Starting at the first line of the listing below, repeat each line up to and including the one containing "import plotly.graph_objects as go". Leave out pictures.

##############################

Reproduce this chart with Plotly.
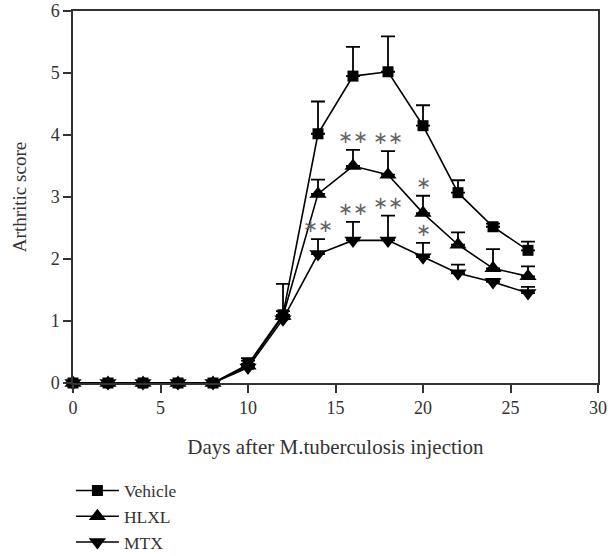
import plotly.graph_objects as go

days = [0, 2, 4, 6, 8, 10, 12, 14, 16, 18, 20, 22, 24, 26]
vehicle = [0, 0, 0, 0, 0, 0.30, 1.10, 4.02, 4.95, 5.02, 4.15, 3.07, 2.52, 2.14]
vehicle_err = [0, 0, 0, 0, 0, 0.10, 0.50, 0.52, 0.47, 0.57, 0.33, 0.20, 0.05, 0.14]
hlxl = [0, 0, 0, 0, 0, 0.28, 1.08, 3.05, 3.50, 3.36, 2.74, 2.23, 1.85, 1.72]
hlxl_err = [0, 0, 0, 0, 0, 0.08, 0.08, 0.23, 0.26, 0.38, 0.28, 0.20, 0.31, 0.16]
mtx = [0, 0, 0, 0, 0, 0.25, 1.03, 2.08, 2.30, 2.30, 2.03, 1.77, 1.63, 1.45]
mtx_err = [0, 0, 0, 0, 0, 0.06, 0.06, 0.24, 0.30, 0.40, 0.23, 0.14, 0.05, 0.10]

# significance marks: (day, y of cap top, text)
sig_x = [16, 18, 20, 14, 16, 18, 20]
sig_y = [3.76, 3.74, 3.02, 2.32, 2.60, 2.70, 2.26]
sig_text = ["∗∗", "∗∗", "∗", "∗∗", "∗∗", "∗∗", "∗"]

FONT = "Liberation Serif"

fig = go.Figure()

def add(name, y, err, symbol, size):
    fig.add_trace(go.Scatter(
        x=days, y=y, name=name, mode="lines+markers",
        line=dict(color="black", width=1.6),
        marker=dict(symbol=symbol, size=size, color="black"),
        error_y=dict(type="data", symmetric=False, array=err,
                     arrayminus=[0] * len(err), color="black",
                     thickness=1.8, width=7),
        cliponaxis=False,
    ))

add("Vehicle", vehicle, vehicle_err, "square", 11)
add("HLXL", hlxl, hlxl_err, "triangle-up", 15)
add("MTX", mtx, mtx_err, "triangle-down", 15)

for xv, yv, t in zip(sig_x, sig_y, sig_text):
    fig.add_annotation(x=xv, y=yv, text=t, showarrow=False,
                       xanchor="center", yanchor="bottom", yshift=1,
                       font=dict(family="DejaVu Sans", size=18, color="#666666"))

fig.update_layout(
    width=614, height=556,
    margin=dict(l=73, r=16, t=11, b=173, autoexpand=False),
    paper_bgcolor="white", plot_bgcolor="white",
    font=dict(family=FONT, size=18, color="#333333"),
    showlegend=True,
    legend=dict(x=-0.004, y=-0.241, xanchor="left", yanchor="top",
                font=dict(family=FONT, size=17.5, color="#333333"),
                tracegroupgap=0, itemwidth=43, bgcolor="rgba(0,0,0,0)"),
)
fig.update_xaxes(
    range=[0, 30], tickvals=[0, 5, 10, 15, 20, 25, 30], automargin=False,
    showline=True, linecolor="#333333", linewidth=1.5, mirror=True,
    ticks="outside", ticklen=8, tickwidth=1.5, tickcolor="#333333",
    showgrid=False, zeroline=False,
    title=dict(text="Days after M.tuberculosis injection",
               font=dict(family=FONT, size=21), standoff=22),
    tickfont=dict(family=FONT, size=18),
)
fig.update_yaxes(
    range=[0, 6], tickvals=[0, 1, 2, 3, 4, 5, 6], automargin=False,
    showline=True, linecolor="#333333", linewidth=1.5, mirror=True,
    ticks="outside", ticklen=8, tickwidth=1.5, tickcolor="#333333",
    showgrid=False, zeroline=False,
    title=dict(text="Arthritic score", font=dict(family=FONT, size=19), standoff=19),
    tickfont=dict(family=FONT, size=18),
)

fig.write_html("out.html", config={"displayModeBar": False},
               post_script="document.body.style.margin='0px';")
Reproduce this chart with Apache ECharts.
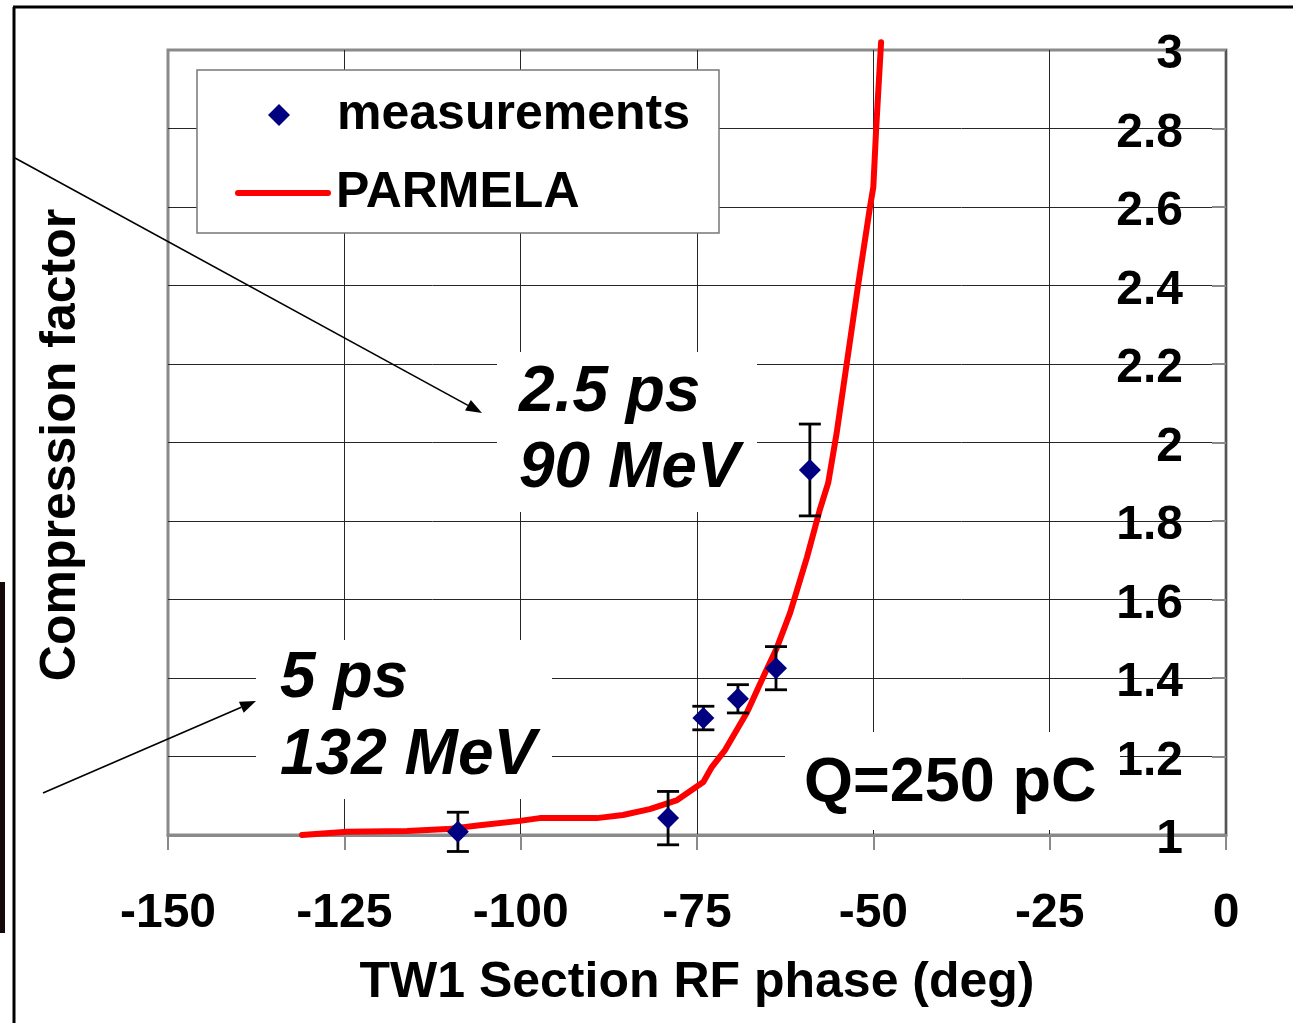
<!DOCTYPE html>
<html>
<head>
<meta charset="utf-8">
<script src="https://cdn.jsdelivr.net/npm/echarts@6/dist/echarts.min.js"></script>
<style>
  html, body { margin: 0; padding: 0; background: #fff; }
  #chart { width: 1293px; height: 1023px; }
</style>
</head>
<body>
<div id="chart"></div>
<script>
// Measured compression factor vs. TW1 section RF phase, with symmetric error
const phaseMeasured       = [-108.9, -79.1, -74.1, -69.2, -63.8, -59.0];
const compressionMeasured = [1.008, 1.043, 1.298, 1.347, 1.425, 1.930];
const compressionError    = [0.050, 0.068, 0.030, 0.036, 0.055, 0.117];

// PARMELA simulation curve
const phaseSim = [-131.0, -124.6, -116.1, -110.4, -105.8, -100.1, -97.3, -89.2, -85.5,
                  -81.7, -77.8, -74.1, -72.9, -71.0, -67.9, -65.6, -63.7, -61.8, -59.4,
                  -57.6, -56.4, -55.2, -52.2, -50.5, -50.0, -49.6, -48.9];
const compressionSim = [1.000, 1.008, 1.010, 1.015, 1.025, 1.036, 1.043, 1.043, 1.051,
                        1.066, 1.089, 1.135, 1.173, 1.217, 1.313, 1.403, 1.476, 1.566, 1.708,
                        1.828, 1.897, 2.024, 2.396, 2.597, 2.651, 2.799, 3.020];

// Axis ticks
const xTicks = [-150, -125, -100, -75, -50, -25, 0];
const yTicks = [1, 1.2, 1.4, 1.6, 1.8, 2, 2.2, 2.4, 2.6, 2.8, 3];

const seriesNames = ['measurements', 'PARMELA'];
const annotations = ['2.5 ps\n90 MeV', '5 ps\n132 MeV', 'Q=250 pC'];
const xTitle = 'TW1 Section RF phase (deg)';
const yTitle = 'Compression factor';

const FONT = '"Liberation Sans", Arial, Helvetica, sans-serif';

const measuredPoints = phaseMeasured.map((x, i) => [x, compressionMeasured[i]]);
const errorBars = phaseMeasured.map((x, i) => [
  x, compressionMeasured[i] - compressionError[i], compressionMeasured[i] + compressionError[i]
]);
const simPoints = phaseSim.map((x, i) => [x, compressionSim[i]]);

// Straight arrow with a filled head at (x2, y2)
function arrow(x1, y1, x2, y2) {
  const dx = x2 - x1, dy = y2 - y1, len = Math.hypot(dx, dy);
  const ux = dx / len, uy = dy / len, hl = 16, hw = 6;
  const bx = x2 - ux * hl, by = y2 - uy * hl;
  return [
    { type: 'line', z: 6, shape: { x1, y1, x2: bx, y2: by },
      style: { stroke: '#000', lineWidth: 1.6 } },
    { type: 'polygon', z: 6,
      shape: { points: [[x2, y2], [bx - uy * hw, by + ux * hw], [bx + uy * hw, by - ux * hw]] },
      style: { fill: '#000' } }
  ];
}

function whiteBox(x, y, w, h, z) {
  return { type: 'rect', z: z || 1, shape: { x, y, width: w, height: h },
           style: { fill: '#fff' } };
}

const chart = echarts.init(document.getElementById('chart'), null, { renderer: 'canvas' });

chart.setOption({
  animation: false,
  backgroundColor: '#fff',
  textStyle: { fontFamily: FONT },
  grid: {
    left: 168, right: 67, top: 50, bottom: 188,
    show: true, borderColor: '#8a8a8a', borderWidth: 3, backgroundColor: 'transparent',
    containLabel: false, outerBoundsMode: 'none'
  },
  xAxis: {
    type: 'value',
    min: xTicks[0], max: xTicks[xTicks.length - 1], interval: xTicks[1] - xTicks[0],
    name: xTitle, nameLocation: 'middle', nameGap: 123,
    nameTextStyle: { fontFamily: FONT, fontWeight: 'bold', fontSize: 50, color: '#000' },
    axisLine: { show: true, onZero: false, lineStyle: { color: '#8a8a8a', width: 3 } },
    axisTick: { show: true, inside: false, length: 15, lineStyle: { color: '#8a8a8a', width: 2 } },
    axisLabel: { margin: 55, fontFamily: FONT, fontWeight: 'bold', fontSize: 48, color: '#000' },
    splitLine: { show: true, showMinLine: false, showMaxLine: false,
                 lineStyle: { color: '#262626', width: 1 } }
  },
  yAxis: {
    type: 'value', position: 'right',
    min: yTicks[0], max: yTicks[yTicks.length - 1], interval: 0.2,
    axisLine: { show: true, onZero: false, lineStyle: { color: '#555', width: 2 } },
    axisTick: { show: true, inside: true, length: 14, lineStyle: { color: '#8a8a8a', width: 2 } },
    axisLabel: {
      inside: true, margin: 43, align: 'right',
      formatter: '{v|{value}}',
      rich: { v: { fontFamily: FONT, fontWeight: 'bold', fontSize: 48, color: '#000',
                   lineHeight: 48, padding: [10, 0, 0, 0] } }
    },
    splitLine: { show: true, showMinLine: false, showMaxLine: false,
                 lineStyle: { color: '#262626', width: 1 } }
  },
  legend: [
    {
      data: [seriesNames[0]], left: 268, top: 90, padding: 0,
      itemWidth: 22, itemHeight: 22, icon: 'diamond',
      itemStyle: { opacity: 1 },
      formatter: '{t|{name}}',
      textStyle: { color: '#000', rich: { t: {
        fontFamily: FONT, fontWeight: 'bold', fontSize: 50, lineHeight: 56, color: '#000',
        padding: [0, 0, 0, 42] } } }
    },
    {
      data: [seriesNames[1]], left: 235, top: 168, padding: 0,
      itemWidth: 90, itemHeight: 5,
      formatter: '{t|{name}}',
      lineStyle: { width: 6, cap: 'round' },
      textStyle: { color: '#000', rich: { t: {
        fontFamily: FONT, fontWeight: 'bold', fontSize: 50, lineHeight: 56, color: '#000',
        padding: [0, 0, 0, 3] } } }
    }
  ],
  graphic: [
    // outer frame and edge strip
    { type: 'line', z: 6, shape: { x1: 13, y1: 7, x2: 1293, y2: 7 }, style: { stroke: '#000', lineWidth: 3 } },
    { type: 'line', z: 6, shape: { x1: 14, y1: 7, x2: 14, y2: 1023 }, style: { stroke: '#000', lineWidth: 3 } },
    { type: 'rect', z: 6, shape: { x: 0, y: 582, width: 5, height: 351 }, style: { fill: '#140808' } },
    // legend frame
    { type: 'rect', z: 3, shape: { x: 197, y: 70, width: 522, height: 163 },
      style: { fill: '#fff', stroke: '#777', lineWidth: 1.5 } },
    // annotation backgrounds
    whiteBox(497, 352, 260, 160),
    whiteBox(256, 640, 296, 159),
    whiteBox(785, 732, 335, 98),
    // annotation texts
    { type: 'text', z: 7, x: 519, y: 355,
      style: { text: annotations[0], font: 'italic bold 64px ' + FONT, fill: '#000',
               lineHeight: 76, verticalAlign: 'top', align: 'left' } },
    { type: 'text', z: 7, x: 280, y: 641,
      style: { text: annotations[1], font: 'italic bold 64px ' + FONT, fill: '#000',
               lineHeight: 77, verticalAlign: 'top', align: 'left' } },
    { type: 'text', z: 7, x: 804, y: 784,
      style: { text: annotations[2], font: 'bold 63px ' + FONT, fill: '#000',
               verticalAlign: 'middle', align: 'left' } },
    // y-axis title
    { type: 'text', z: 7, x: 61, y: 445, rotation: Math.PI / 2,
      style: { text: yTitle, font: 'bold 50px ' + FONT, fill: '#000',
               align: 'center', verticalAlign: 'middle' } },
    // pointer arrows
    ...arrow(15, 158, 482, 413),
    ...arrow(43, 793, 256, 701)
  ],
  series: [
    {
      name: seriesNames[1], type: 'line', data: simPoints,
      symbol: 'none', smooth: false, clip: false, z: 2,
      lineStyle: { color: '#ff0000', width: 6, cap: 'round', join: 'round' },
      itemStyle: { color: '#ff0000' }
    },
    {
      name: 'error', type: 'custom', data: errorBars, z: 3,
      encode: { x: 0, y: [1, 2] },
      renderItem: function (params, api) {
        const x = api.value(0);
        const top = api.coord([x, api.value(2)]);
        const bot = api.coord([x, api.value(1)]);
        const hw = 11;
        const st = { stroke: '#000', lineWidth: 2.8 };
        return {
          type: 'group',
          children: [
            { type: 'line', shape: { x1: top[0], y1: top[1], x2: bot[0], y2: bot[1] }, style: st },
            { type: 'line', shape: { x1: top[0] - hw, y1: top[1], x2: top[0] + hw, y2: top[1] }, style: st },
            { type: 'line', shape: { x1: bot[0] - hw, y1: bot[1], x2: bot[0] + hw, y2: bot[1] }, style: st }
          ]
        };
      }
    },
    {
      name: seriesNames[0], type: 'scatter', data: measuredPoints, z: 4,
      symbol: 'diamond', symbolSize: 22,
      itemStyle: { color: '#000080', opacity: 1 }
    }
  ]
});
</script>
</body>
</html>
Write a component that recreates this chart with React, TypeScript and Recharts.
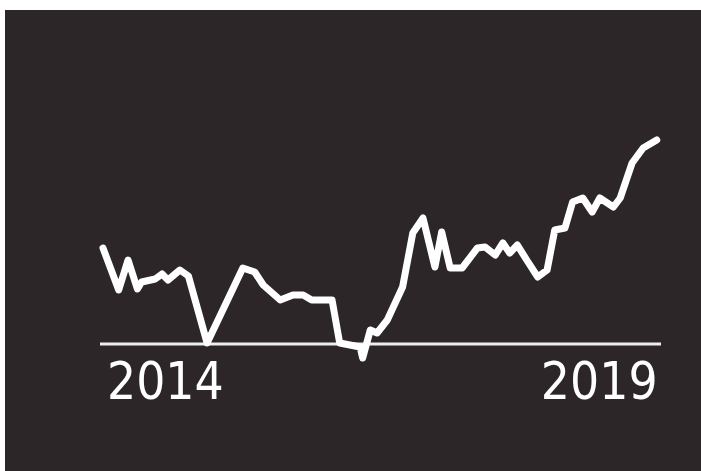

##############################

Exercise answer:
Reproduce this chart with Plotly.
import plotly.graph_objects as go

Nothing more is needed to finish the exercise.